Supreme Court Grants Cert in Hamdan Case
The Supreme Court today (November 7) granted certiorari in the case of former driver for Osama bin Laden, Salim Ahmed Hamdan, a yemeni native. Tamdan challenges the constitutionality of President Bush’s military tribunals. The case could be the most important test so far of the President’s power to detain and prosecute suspected terrorists captured and held overseas by the American military. President Bush set up the special military commissions two months after the September 11, 2001 attacks. The tribunals have not yet begun, pending the outcome of the high court case. Chief Justice John Roberts did not participate in the decision to grant cert. He was on the D.C. Circuit panel that rejected challenges to the tribunals; the decision in that case was announced a week before Roberts’ initial nomination to the Supreme Court.
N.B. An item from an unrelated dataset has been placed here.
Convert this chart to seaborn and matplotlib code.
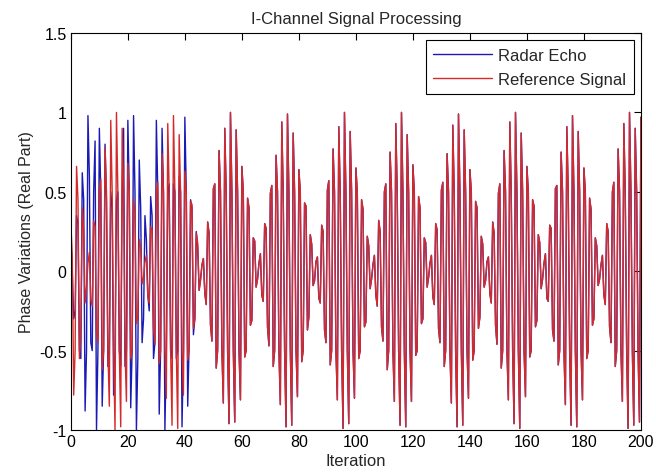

Here are the Questions Presented in the cert petition:
1. Whether the military commission established by the President to try petitioner and others similarly situated for alleged war crimes in the “war on terror” is duly authorized under Congress’s Authorization for the Use of Military Force (AUMF), Pub. L. No. 10740, 115 Stat. 224; the Uniform Code of Military Justice (UCMJ); or the inherent powers of the President?
2. Whether petitioner and others similarly situated can obtain judicial enforcement from an Article III court of rights protected under the 1949 Geneva Convention in an action for a writ of habeas corpus challenging the legality of their detention by the Executive branch?
According to Lyle Denniston’s post over at SCOTUSblog, Chief Justice Roberts “told the Senate Judiciary Committee when he was nominated that he would recuse himself from cases in which he had participated as a judge on the D.C. Circuit.” Assuming that Justices Ginsburg, Breyer, Stevens, and Souter would like to reverse the outcome in Hamdan, the recusal of Roberts (a likely vote for the government) makes that outcome more likely.